# possible cocaine addiction!



## sunnyside

Hi everyone! It is my first time posting here. I need help trying to understand if my husband has a cocaine addiction. I know that he used to take it almost every week when he was younger. We have been together for almost two years now and in those two years he has done maybe 8 or 9 times. He told me every time he did it, few times he told me before he was going to do it as he knew that his friends will have it. He knows how I feel about it but we made a pact that he will always tell me. We always go out together so I know he is not doing it behind my back. 

What makes me think that he might have a problem is last weekend we went dancing with friends. After the bar closed, his friends wanted to still hang out and do cocaine after. I wanted to go home because it was already 4:30am. He got mad at me and was extremely rude. He said I should have let him do coke because he only does it few times a year and it really was not that big of a deal. The next day he apologized.

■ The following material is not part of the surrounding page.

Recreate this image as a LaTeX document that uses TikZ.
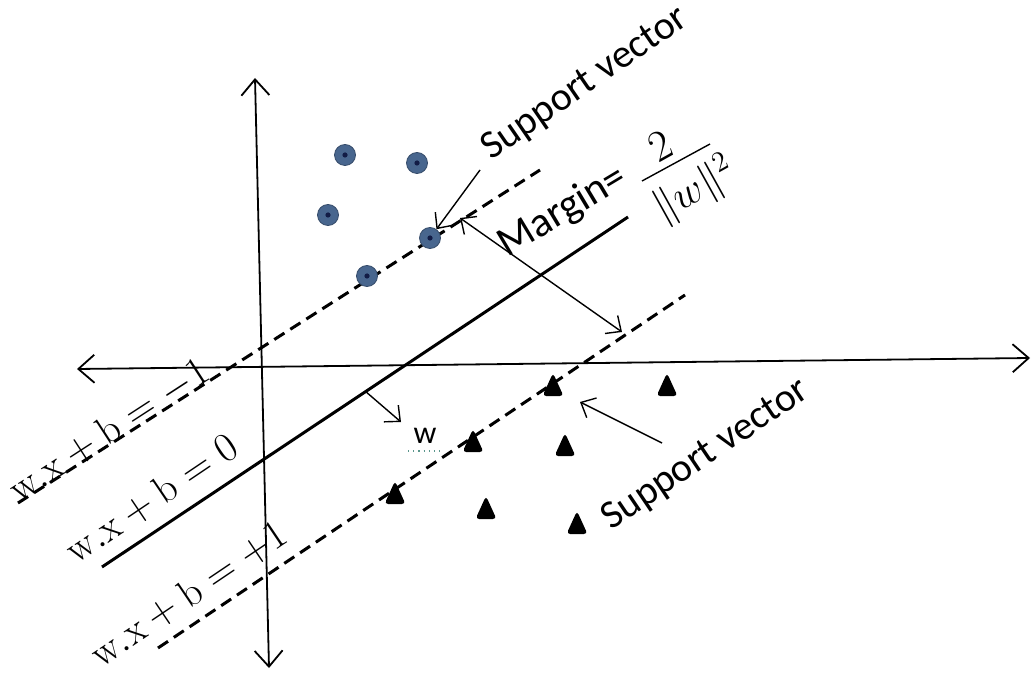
\documentclass[tikz,border=0pt]{standalone}
\usepackage{fontspec}
\setsansfont{Carlito}
\usetikzlibrary{arrows.meta}
\definecolor{dotblue}{RGB}{72,102,142}
\definecolor{dotdark}{RGB}{18,28,70}
\definecolor{spell}{RGB}{90,150,140}
\begin{document}
\begin{tikzpicture}[x=0.5pt,y=-0.5pt,
  axisline/.style={line width=0.9pt,{Straight Barb[length=8pt,width=14pt]}-{Straight Barb[length=8pt,width=14pt]}},
  ptr/.style={line width=0.7pt,-{Straight Barb[length=6pt,width=11pt]}},
  dptr/.style={line width=0.7pt,{Straight Barb[length=6pt,width=11pt]}-{Straight Barb[length=6pt,width=11pt]}},
  hyper/.style={line width=1.5pt},
  marginline/.style={line width=1.5pt,dash pattern=on 6pt off 3.5pt},
  eq/.style={font=\fontsize{20}{23}\selectfont,inner sep=0pt},
  lbl/.style={font=\sffamily\fontsize{20}{24}\selectfont,inner sep=0pt},
  dotc/.style={circle,fill=dotblue,draw=dotblue!75!black,line width=0.4pt,minimum size=10.5pt,inner sep=0pt,
    path picture={\fill[dotdark] (path picture bounding box.center) circle (1.3pt);}},
  tri/.pic={\fill[black,rounded corners=1.8pt] (0,-13) -- (10.5,10) -- (-10.5,10) -- cycle;}]
\useasboundingbox (0,0) rectangle (1032,673);

% axes
\coordinate (ytop) at (255,78);
\coordinate (ybot) at (269,668);
\coordinate (xleft) at (77,369);
\coordinate (xright) at (1030,358);
\draw[axisline] (ybot) -- (ytop);
\draw[axisline] (xleft) -- (xright);

% hyperplanes
\coordinate (u1) at (18,503);
\coordinate (u2) at (540,170);
\coordinate (s1) at (102,567);
\coordinate (s2) at (628,217);
\coordinate (d1) at (158,648);
\coordinate (d2) at (685,295);
\draw[marginline] (u1) -- (u2);
\draw[hyper] (s1) -- (s2);
\draw[marginline] (d1) -- (d2);

% circles (class -1)
\node[dotc] (c1) at (345,155) {};
\node[dotc] (c2) at (417,163) {};
\node[dotc] (c3) at (328,215) {};
\node[dotc] (c4) at (430,238) {};
\node[dotc] (c5) at (367,276) {};

% triangles (class +1)
\pic at (553,386) {tri};
\pic at (667,386) {tri};
\pic at (473,442) {tri};
\pic at (565,446) {tri};
\pic at (395,494) {tri};
\pic at (486,509) {tri};
\pic at (577,524) {tri};

% labels of hyperplanes
\node[eq,rotate=33] (l1) at (109,431) {$\mathrm{w.x}+\mathrm{b}=-1$};
\node[eq,rotate=34] (l2) at (152,499) {$\mathrm{w.x}+\mathrm{b}=0$};
\node[eq,rotate=34] (l3) at (189,594) {$\mathrm{w.x}+\mathrm{b}=+1$};

% support vector labels
\node[lbl,rotate=34.5] (sv1) at (585,84) {Support vector};
\node[lbl,rotate=34] (sv2) at (706,455) {Support vector};

% margin = 2 / ||w||^2
\node[font=\sffamily\fontsize{21}{24}\selectfont,inner sep=0pt,rotate=31,anchor=base west] (mg) at (507,258) {Margin=};
\coordinate (fb1) at (642,181);
\coordinate (fb2) at (710,144);
\draw[line width=0.7pt] (fb1) -- (fb2);
\node[font=\fontsize{22}{24}\selectfont,inner sep=0pt,rotate=29] (num) at (660,146) {2};
\node[font=\fontsize{21}{23}\selectfont,inner sep=0pt,rotate=29] (den) at (695,190) {$\|w\|^{2}$};

% w label
\node[font=\sffamily\fontsize{16}{18}\selectfont,inner sep=0pt] (wl) at (425,436) {w};
\coordinate (wu1) at (408,451);
\coordinate (wu2) at (443,451);
\draw[spell,dotted,line width=0.6pt] (wu1) -- (wu2);

% arrows
\coordinate (a1) at (480,170);
\draw[ptr] (a1) -- (c4);
\coordinate (m1) at (460,218);
\coordinate (m2) at (622,332);
\draw[dptr] (m1) -- (m2);
\coordinate (w1) at (365,391);
\coordinate (w2) at (401,422);
\draw[ptr] (w1) -- (w2);
\coordinate (b1) at (662,443);
\coordinate (b2) at (580,402);
\draw[ptr] (b1) -- (b2);
\end{tikzpicture}
\end{document}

But I think that there is problem because why else would he get so angry? Maybe he does not do it all the time but that does not mean that it is not problem. 

What do you think?


----------



## fearful55

I am a recovering alcoholic and addict. My drug of choice was alcohol/cocaine...together. 

In recovery, they say, "a drug is a drug is a drug" to emphasize that no drug is safe for an addict. Some people misinterpret that to mean that all drugs are the same regarding their potential to bring you to your knees, so to speak. They are not. 

Lets say 4 or 5 times a year I get a thrill by putting a bullet in one chamber of my revolver, putting the gun to my head, and pulling the trigger. If it's only 4 or 5 times a year, does that mean I have a death wish? 

OK, that's extreme. But I'm only guarantied to NOT die from Russian Roulette if I never play.

You have the right idea to be very concerned. I think you have the right to set the boundary that he not do any cocaine. Most "normal" people would have no problem with that boundary. If you disagree, you are choosing to hang with people who are in a minority subculture. I serious. Most people would not only not do cocaine, they would also not allow cocaine to be a factor in their lives in any way...not friends, and especially not a spouse.

If your husband became angry and rude when you wanted to go home it's because of the cocaine. That train was already roaring down the tracks and you stepped in front of it. The only way to avoid that kind of danger is to take the bus...


----------



## Sara Ann

I always wonder about married people, or couples over the age of mid 20's, who stay out drinking so late, who hang out with heavy drinkers. I would look there for the problem. By the time we got married at age 26, my partying days were long over.

That said, getting drunk can make getting high sound like more fun. Sounds like he regretted it the next day. When people realize they make poor decisions when they get drunk, they can stop getting drunk. Mature out of it.


----------



## tonyarz

yeah, that is a problem. Cocaine is an evil drug. My wife was on it for a few years. I found out in her rehab that she was sleeping with the dealer to get it for free. I think he might do it more than you know.


----------